The Australian Financial Review (AFR) quotes Apple Pay boss Jennifer Bailey saying that CBA, NAB and Westpac risk missing the future of payments. That may be, but what about letting competition decide?!

In its submission to the Australian Competition and Consumer Commission (ACCC), Tyro argues that it is in the public interest to support the Australian banks in negotiating an open access to the Apple NFC antenna on the Apple iPhone. For that, the big banks need an ACCC authorisation to be able to collectively bargain with the bigger competitor, Apple.

Call it a case of strange bedfellows, yet Tyro agrees with the banks. What is at stake is transparency, innovation and competition being delivered to Australian consumers, especially in terms of businesses being able to choose mobile wallet solutions and the applications that they enable.

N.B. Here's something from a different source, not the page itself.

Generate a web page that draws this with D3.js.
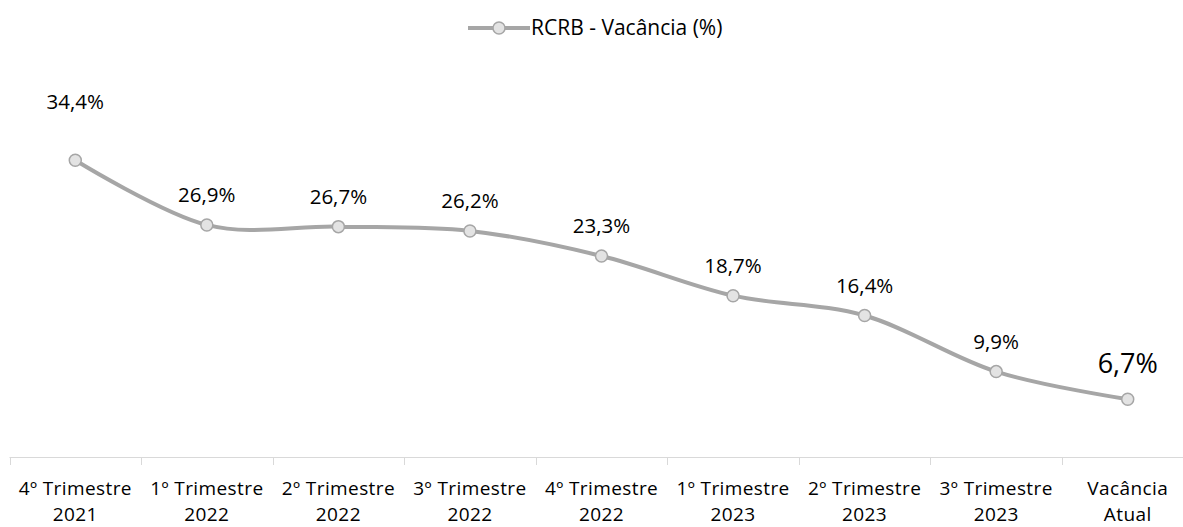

While Apple allows third parties to connect free of charge to its phone product range via Wi-Fi, 3G, Bluetooth and other network protocols, it does not do so for NFC.  Eliminating third party access to the Apple NFC function is particularly effective in stifling innovation and competition, because it is the only available and highly secure connectivity option that is ubiquitously available across the entire card payment infrastructure and terminal fleet.

Apple is using the world leading Australian EFTPOS terminal infrastructure with its NFC readers to support its Apple Pay solution, but bars Australian providers from accessing the NFC antenna of its smartphone fleet. That does not only eliminate third parties in the card payment space alone, but also those providing services with regards to transport, passports, driver licences, loyalty solutions and many other innovations not yet imagined. They will also require the wallet and NFC connectivity to the phone, yet they will face this access barrier and cost disadvantage too.

New ideas beyond the wallet model will be unable to leverage the NFC at all. For example, security systems such as car parks, building lifts and premises access where the tight proximity enables additional security from snooping/eavesdropping or a new payments scheme that does not use the conceptual form factor of cards with PANs. For example, PayPal with usernames and no interchange will not be possible.

In the AFR article, Apple said that “it is thinking about digitising everything in a physical wallet. This would include not only payment cards, but loyalty cards, transit cards and also, potentially, cards establishing identity.” That makes Apple’s strategy clear. There is so much at stake.

Apple is such a revered company that has provided such stunning user experience to our generation. Why does it need to stifle competition instead of trusting in its solution winning in the market space. Tyro believes in open banking. Let the best idea win. Come on Apple!